Latest posts by Taylor Romine (see all)
- Depression Didn’t Reveal My Creativity, but Getting Help Did - February 24, 2017
- Dear White People: We Need to Stop Glorifying Revolution - January 7, 2017
- Conversations We Didn’t Have About Hillary Clinton - November 28, 2016
When I was 19, I was diagnosed with several mental illnesses, most notably major depressive disorder and generalized anxiety disorder. My therapist and I determined that I had depression and anxiety since I was a kid, and that it got worse with age and trauma. Although this was not news to me, it was a relief that the constant pain I had wasn’t imagined. Western society circulates a common myth around mental illness: that the pain creates beautiful art, and to treat (e.g., taking medication) the illness would be to deprive the world of this potential deep, meaningful art. There are plenty of articles explaining how this thinking is ultimately a romanticized view of mental health. I, on the other hand, would like to present you with my story, and how treating and taking medication helped unleash the creative intelligence that was buried for so many years.
Growing up, I was never considered to be particularly gifted. I needed additional classes, special tutoring, and lengthy, repetitive explanations of the topics I was learning. I was always a concern, a late bloomer, or some other unflattering phase to say “your kid isn’t that smart.” I knew that’s what people thought of me, and it reflected in my class work. I was afraid of turning in work because I didn’t know how to do it, and sometimes it was better to just not do the work than go through the grueling process of failing every problem. I felt incompetent, and thought this is how I would be for the rest of my life.
I often concealed or ignored the symptoms of my depression, thinking that this pain was a normal part of life. It got worse with age. It also reflected in my surrounding life – I was quiet, didn’t participate in activities, and my grades were mediocre. No one knew the storm that was brewing inside of me. I went to extraordinary lengths to keep myself alive, but for others, it was hardly noticeable. Underneath this passive façade, I constantly read and listened to music, one of the few ways I could cope with my depression. Both forms provided a space for me to have emotions while maintaining my outward appearance. But this remained unknown to most, and there were few opportunities for my teachers or peers to see this passion.
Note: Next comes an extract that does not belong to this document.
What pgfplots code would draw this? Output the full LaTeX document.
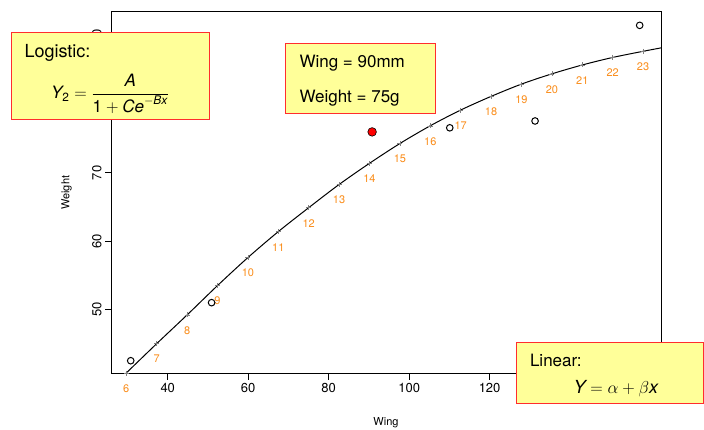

When I finished high school, I realized I didn’t have enough money to go to a four-year university, and my seemingly lackluster abilities had no chance of mustering up a scholarship. I enrolled in community college with a deep sense of failure. Where I grew up, if you went to community college, it meant that you were going nowhere in life. My friends had left for various reasons and I could only see my boyfriend once a week at most. I used school as my solace, and I fought hard against my mental health to perform well. For the first time, it showed. I got A’s across the board and was even recommended to join the honors program. I was the shining beacon of nerd that I’d been looking for. But this glimmer of hope was drowned out by the war being fought in my brain.
About a year later, after a sudden but serious illness, I decided I couldn’t take it any longer. If I waited any longer I was going to kill myself. So I went to a therapist, got a psychiatrist, and started the long journey of helping myself. When I finally got the right medication for me, it was life-changing. It was like a gust of wind blew through me and pushed out all the fog. The coping skills that I taught myself years ago finally worked like a charm. It didn’t take all the effort in my body to complete simple tasks. Most of all, my brain wasn’t weighed down anymore. My intelligence showed in a way that surprised me, and left many of my teachers in awe. This was not a one-fix solution to my mental health, but it was a new era for a seemingly different me. I ended up transferring to UC Berkeley, double majoring in Media Studies and Gender & Women’s Studies. I am considered an intelligent person by those around me, a concept that a younger version of me would never believe.
It wasn’t just the medication that miraculously took care of my mental health. Taking the time, effort, and bravery did. I still struggle with my mental health, but I now know the incredible strength I have, and that every minute I put into myself is worth it. Although some people who are in the throes of mental illness create beautiful work, this isn’t the only way. Your depression doesn’t make you feel deeper, think more creatively, or reach a part of you that is inaccessible otherwise. Those parts of you exist already. And while my experience is just one story, suffering for an ideal is not worth leaving yourself in deathly pain.